Riding high on gasohol

Gasohol, the newest weapon in the administrationhs energy arsenal, has been characterized as an effort to "stretch hamburger with filet mignon;" and that assessment is painfully apt. Indeed alcohol is a superb automotive fuel, just as filet mignon is the king of meats -- but both, unfortunately, are far too expensive for the everyday diet of the American consumer.

The public's intoxication with the prospect of saving imported gasoline with alcohol produced from "home brew" is, however, understandable. Ostensibly we can use the solar energy falling upon Iowa or Nebraska to grown corn which will be distilled in American factories to displace imported oil. Proponents also argue that gasohol production will help support farm prices and eat up some of the grain surplus resulting from our embargo against the USSR.

While gasohol -- one part alcohol and nine parts gasoline -- is usable interchangeably in today's auto fleet, its drawback is not technical. Racing car drivers and model airplane enthusiasts can readily attest to the superiority of alcohol fuels -- just as we all acknowledge the delectability of filet.

The real problem is gasohol's cost. Alcohol sells for upward of $1.60 per gallon and contains only 60 percent of gasoline's energy; stripped of subsidies, it costs the equivalent of $2.60-plus per gallon of gasoline "saved."

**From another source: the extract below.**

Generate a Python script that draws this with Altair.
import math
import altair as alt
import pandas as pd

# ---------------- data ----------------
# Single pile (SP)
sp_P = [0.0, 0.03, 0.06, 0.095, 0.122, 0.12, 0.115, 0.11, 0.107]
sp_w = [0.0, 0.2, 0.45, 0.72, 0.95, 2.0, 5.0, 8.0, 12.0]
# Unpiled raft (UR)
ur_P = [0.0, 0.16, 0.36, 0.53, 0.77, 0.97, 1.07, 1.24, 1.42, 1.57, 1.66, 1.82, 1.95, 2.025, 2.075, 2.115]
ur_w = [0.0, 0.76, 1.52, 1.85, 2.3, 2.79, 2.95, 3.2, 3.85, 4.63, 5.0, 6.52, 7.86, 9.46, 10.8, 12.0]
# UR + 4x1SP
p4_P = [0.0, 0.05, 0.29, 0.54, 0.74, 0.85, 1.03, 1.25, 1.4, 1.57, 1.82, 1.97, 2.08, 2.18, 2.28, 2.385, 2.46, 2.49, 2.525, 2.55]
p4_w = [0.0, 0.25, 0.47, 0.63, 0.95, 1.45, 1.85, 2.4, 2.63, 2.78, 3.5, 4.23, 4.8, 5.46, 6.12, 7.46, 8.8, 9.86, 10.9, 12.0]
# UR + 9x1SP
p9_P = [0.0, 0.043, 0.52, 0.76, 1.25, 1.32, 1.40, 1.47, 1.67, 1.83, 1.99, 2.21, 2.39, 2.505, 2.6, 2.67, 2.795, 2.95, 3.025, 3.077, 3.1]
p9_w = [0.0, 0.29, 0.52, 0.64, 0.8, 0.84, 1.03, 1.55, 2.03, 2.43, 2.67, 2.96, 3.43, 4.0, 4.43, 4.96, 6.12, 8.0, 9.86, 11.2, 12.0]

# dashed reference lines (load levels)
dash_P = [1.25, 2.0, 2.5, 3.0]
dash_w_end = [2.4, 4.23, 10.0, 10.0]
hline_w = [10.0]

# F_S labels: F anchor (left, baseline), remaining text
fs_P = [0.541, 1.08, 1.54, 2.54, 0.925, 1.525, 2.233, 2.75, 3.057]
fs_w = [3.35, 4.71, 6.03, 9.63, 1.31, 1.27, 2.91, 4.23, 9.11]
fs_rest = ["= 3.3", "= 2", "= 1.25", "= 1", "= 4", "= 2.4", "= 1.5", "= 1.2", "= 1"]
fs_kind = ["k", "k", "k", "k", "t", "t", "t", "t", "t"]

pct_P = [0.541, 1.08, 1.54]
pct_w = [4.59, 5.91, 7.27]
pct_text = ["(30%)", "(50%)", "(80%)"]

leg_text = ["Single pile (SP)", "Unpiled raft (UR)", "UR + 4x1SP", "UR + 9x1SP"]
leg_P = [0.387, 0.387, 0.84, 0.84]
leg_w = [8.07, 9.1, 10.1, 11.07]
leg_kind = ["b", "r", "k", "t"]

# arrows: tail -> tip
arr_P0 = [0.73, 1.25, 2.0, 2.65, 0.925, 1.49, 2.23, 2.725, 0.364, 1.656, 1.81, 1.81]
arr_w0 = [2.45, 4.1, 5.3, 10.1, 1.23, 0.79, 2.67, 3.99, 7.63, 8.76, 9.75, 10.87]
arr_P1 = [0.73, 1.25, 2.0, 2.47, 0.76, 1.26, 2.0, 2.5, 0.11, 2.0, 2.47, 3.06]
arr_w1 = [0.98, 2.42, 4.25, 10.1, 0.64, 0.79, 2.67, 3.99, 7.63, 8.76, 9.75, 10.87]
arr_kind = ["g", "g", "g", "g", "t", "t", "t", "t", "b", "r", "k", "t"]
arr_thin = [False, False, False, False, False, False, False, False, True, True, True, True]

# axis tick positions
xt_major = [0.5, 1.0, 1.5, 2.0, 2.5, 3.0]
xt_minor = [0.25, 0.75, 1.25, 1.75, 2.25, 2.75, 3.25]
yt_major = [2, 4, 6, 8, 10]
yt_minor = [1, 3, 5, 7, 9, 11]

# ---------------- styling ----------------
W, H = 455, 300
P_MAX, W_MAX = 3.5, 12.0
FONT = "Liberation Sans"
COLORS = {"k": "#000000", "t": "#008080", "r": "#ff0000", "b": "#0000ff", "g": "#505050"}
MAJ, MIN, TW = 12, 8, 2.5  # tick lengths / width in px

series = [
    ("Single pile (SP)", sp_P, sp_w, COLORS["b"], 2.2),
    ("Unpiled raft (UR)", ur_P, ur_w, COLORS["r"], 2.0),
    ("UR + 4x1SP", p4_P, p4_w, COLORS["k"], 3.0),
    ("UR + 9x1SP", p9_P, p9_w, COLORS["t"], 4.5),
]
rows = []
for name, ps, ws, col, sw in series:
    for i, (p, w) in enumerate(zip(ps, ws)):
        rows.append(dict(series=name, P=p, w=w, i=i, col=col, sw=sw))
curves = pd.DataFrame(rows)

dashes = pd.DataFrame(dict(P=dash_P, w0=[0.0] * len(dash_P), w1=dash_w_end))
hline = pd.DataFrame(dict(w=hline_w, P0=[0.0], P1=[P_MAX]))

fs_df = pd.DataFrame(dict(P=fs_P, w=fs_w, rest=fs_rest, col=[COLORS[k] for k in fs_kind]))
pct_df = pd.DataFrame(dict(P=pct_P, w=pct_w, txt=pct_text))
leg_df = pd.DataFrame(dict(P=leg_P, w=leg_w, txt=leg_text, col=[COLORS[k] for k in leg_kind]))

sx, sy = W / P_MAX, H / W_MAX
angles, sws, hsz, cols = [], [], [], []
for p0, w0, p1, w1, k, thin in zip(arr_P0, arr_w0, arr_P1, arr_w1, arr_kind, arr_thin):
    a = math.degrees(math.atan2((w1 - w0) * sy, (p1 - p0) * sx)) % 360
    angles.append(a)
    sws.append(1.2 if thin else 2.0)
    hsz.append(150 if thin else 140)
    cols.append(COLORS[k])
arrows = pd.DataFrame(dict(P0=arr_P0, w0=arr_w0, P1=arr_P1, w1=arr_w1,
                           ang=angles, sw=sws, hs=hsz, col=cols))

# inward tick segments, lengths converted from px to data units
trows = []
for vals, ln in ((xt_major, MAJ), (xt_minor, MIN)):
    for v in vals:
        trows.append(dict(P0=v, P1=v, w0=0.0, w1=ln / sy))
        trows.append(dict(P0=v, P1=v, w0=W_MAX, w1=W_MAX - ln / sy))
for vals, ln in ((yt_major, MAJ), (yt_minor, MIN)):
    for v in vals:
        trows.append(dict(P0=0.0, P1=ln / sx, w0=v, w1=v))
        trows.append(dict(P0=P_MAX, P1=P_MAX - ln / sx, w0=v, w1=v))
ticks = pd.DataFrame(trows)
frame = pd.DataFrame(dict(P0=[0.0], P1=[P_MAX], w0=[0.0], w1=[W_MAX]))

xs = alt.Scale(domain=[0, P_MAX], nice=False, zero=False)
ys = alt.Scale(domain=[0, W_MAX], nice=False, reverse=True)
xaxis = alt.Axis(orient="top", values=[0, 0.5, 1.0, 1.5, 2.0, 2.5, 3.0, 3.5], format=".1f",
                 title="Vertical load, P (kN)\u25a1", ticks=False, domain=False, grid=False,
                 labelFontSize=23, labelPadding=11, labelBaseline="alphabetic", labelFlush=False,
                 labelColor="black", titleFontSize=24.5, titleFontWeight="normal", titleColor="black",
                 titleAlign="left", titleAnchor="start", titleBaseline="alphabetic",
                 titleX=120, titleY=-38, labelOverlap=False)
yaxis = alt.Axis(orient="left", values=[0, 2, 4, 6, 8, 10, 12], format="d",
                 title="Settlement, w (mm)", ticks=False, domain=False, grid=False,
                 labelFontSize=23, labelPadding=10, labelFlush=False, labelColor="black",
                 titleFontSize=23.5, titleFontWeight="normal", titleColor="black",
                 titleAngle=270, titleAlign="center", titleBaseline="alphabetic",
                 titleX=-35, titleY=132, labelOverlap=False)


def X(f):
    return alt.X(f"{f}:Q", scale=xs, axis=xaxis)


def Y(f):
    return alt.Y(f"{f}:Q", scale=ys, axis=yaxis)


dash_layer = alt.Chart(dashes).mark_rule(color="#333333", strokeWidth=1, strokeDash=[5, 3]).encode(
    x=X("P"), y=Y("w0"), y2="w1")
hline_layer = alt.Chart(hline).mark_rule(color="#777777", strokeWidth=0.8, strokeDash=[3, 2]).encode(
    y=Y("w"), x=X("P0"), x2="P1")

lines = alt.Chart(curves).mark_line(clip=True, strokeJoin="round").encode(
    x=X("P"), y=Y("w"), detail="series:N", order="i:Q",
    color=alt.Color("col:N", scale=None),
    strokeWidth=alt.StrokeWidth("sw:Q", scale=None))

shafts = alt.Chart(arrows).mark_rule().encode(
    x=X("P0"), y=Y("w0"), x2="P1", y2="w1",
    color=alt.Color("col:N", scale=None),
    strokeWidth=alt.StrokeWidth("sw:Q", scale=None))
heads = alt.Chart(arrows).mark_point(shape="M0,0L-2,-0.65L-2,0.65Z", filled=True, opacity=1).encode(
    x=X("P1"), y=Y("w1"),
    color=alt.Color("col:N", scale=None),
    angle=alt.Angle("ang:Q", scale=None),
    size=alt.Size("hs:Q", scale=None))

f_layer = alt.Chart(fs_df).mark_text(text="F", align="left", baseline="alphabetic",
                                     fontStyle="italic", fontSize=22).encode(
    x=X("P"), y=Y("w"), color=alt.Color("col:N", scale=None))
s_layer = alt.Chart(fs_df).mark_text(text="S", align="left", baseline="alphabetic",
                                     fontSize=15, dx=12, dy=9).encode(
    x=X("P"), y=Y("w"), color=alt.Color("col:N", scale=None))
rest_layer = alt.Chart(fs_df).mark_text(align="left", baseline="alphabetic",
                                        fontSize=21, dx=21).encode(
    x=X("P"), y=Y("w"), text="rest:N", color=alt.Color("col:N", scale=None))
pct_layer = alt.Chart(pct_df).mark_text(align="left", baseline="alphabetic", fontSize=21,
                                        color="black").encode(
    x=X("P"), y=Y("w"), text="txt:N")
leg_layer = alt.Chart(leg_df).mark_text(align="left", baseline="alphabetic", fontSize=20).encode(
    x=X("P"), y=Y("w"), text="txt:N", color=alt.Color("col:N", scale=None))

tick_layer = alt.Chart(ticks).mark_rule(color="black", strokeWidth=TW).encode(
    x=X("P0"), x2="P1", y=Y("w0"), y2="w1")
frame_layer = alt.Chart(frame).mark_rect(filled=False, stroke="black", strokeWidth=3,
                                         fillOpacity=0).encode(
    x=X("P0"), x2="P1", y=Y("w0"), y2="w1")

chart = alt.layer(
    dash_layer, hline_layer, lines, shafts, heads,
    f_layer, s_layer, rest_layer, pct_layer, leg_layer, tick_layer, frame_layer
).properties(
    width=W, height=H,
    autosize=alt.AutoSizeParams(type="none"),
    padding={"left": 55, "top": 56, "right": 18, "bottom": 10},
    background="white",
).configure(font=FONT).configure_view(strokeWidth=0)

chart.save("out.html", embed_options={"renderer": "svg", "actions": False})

Offsetting this high cost is an impressive array of federal and state subsidies which can reduce the apparent cost to zero. The federal excise tax exemption reduces the price of alcohol by a full 40 cents; and many states, particularly in the farm belt, waive the state tax as well, lowering the alcohol price another 40- 90 cents or so per gallon. In addition, gasohol gets a partial entitlement -- a piece of the oil import equalization kitty -- now worth 35 cents a gallon, while a variety of investment tax credits reduce alcohol's cost still another 5-10 cents.

These massive subsidies are the key to gasohol's heady popularity: there now are over 1,000 service stations retailing gasohol in 20 states, naturally concentrated in the farm belt. The US consumer has responded vigorously -- to the publicity or the novelty or some patriotic urge; and sales of gasohol are now limited only by alcohol availability. Indeed, consumers actually pay 10 cents more for gasohol than gasoline, in spite of its lower energy content.

The "Gasoholics" argue the justice of a price premium, pointing to alcohol's 100-plus octane rating and citing test data from corn- producing Nebraska which show 7 percent better gas mileage. However, the Congressional Office of Technology Assessment decried that data as statistically unreliable.

Prof. John Heywood, director of Sloan Automotive Laboratory at MIT, states "there is no engineering basis for expecting any mileage gain in a property tuned car." In fact, controlled laboratory and road tests indicate a loss in fuel economy, paralleling gasohol's lower energy content; and while some road tests show no loss, the conflicting evidence is traceable to poor carburetor settings. If an engine is running rich, the leaning effect of alcohol will cause a slight improvement in engine efficiency. But that same gain results if the engine is properly tuned and run on gasoline. In cars with the newest emissions controls, even that "gain" is excluded.

Thus the mileage gain with gasohol in illusory, and it costs $2.60 to displace a gallon of gasoline worth $1.000 at the refinery. This is the equivalent of $120 per barrel of oil, or three times the present inflated OPEC price.

Furthermore, the annual cost burden on consumers will be large, albeit hidden -- about $2 billion per year. Yet, even if successful, the program will only cut oil imports by one percent. Why, then has an improbable coalition of politicians, environmentalists, oil companies, and farmers all joined the gasohol bandwagon?

For the administration, it is a quick cosmetic fix, which is politically costless because all consumer costs are well camouflaged. Most environmentalists support gasohol as renewable solar energy, although some object to substituting food for fuel, arguing that this shuffles rather than solves a shortage.

While farmer support is obvious, that of the oil companies is more subtle. Besides being profitable, alcohol blending eases the expensive transition to lead-free fuels. Moreover, given its popular appeal, the oil companies, like the auto manufacturer's would only compromise their credibility by opposing gasohol; but they scrupulously and conspiciously do not endorse any of the extravagant claims for savings.

Thus, in the absence of informed opposition, the administration seems to be following Marie Antoinette's dubious solution to a bread shortage, "let them eat cake." President Carter proposes to stretch gasoline supplies by letting us burn "steak" -- alcohol, the filet mignon of fuels.